Réplique de Diop-le-maire : « Vous n’avez pas le droit de me parler comme ça. J’ai 82 ans et j’ai exercé différentes fonctions dans ce pays. »
Le procureur précise : « Ce n’est pas moi qui vous ai cité à comparaître comme témoin. »
Ange et démon
Si d’aucuns le caricaturent comme un magistrat zélé, sous la coupe réglée du régime, le parfait contraire de son prédécesseur, Ousmane Diagne, d’autres le peignent comme un homme très « généreux » et un magistrat « crédible ».

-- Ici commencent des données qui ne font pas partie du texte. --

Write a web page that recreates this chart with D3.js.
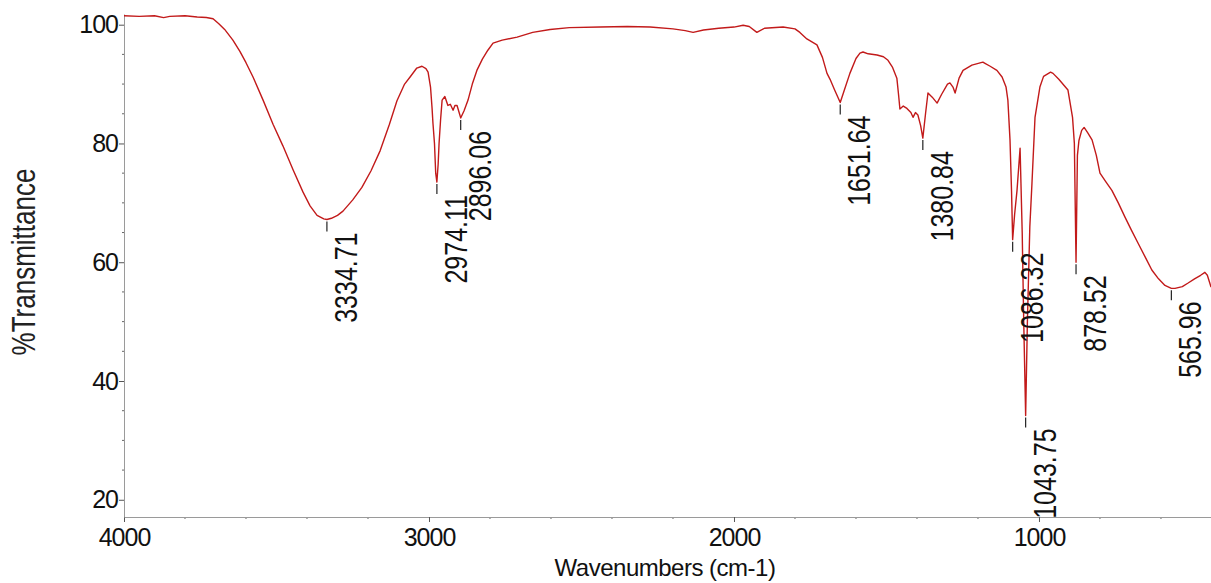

Pour sa défense contre ceux qui le jugent « rigide », avec des méthodes éloignées de l’orthodoxie (Me Moussa Sarr), ce jeune quinqua monogame au visage arrondi et à l’éternelle boule à zéro, peut compter sur Me Aboubacry Barro. Qui dit : « Le procureur de la République ne peut et ne doit pas être de commerce facile parce que c’est le maître des poursuites. »

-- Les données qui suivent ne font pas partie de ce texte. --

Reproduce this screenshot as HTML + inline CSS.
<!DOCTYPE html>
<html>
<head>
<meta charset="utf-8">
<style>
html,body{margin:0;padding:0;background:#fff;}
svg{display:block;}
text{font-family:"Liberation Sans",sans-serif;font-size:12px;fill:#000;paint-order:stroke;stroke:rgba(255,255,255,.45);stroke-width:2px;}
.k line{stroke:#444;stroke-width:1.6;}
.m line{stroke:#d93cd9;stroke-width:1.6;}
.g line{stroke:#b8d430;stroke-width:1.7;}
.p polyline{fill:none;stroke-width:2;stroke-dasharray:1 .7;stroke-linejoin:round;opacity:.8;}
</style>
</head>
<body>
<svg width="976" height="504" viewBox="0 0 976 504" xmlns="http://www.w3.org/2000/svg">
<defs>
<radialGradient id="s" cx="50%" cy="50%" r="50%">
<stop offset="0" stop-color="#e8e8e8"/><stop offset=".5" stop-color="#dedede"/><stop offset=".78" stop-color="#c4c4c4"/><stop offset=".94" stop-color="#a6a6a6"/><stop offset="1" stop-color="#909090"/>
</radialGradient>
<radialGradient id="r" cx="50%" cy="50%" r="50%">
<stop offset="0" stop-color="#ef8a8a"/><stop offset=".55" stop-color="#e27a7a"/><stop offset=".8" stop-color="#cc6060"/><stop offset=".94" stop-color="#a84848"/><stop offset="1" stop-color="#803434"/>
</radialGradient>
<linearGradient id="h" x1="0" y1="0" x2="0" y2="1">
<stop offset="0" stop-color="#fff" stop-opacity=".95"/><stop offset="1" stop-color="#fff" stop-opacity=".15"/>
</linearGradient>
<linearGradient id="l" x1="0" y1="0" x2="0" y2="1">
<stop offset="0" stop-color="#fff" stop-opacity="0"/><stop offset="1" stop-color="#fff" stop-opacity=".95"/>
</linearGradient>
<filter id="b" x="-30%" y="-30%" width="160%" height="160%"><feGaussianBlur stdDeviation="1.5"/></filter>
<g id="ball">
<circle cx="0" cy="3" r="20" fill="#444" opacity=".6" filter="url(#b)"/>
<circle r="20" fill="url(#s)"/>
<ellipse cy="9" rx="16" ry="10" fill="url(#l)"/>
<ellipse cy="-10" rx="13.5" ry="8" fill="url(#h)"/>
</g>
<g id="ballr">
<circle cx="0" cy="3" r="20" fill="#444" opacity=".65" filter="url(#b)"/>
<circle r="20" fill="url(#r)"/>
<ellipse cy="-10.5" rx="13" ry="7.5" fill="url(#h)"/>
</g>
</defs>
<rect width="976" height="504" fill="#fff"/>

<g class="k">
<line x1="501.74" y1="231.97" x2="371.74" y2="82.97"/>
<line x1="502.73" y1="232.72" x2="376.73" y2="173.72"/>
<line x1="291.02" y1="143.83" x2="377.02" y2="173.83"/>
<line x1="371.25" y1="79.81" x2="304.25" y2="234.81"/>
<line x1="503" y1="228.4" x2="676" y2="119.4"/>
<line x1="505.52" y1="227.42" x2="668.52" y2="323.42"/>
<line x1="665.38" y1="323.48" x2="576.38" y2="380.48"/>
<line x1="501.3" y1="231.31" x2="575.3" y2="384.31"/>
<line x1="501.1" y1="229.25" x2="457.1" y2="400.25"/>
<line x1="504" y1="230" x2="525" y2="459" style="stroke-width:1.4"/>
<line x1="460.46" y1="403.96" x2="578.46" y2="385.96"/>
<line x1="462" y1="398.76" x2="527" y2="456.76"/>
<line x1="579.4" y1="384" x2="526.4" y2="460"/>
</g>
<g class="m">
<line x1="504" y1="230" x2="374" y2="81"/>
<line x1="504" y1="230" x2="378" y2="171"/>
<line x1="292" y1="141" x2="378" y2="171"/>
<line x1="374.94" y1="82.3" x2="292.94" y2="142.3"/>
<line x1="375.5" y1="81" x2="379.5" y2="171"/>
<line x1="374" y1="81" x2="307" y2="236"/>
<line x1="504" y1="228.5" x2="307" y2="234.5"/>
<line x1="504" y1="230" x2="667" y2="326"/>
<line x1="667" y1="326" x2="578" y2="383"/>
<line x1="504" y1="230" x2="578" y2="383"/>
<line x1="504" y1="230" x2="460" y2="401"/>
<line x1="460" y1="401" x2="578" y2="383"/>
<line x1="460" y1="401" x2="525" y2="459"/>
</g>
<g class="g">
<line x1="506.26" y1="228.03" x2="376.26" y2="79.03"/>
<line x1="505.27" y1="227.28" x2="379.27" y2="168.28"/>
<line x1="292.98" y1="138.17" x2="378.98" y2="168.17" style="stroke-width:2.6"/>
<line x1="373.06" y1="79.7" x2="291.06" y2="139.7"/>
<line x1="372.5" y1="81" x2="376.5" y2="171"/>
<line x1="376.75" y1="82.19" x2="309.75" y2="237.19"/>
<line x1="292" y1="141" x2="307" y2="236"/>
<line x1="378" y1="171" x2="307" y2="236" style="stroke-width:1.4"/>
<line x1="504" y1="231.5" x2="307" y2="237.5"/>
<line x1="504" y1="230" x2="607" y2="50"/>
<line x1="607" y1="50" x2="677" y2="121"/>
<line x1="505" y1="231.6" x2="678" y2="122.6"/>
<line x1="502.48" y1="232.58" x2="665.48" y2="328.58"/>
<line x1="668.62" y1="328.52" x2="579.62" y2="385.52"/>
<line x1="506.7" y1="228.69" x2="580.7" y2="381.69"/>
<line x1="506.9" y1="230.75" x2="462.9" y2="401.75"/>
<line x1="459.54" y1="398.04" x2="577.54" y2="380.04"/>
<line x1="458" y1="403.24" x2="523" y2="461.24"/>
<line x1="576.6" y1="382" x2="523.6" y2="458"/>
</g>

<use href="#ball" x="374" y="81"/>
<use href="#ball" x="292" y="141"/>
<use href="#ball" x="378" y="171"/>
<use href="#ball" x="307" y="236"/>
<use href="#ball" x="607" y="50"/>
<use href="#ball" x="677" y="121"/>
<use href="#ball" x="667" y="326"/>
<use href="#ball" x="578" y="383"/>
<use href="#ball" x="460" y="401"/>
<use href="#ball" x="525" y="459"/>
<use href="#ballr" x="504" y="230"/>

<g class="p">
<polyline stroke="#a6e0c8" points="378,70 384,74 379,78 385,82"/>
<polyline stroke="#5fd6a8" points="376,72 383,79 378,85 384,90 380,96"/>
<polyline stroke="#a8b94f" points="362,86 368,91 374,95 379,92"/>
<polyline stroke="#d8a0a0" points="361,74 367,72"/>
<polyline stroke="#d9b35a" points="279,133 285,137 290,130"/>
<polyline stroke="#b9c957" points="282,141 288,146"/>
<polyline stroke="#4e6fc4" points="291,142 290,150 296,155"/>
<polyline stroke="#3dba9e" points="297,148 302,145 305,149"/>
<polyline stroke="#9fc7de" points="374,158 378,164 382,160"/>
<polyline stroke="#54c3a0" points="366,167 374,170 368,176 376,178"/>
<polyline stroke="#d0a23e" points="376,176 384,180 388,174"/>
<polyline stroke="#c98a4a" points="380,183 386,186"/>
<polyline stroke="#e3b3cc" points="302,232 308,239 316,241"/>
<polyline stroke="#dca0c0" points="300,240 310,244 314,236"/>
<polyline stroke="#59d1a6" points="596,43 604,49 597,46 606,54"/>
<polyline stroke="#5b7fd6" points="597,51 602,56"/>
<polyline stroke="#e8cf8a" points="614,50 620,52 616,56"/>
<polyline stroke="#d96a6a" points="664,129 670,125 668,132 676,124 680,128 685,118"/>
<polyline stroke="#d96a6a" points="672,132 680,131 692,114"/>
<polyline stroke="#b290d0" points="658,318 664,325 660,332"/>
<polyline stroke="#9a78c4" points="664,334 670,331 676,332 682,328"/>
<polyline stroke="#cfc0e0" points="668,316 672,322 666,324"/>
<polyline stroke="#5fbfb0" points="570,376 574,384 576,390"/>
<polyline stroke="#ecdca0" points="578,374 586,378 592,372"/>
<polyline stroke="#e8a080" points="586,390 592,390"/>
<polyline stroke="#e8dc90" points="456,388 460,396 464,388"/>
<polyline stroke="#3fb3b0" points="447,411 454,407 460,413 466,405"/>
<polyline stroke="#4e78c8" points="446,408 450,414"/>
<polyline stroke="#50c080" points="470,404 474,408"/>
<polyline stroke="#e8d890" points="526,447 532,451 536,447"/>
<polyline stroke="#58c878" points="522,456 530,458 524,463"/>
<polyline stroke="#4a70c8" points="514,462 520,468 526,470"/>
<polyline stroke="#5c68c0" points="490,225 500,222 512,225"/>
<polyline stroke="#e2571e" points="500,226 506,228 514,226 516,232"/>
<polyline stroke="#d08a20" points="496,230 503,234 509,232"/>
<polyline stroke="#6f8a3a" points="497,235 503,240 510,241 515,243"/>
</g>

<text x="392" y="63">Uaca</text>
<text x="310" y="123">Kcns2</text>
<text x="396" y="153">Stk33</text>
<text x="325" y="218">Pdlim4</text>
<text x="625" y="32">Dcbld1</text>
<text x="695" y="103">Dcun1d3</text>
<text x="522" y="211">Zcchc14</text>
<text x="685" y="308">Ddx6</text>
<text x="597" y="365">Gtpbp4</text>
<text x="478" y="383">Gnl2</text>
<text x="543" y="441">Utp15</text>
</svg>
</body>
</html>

L’avocat martèle : « Il faut que les gens fassent preuve de compréhension car un procureur de la République est un magistrat debout contrairement aux juges du siège qui sont indépendants. Il répond directement de la chancellerie (ministère de la Justice). A partir de ce moment, quand-même, il est le ‘bras armé’ de l’exécutif. Donc il est dans son rôle. »
Comprendre : le procureur de la République est juste un acteur, en public. Un de ses collaborateurs acquiesce. Et en privé, confie ce dernier, le chef du parquet est « un homme entier, quelqu’un de très généreux, très ouvert ».
Issu de la promotion 1997 de l’Enam, Serigne Bassirou Guèye a été pendant longtemps chef du parquet de Tambacounda. Il reviendra à Dakar, après cette virée au Sénégal oriental, pour être substitut puis conseiller technique n°1 d’Aminata Touré, première ministre de la Justice de l’ère Macky Sall. Il passera procureur de la République le 22 avril 2013.
Selon Me Barro, il restera aux ordres de l’exécutif tant que demeureront son mode de désignation (nommé par le chef de l’État) et sa relation hiérarchique avec la chancellerie.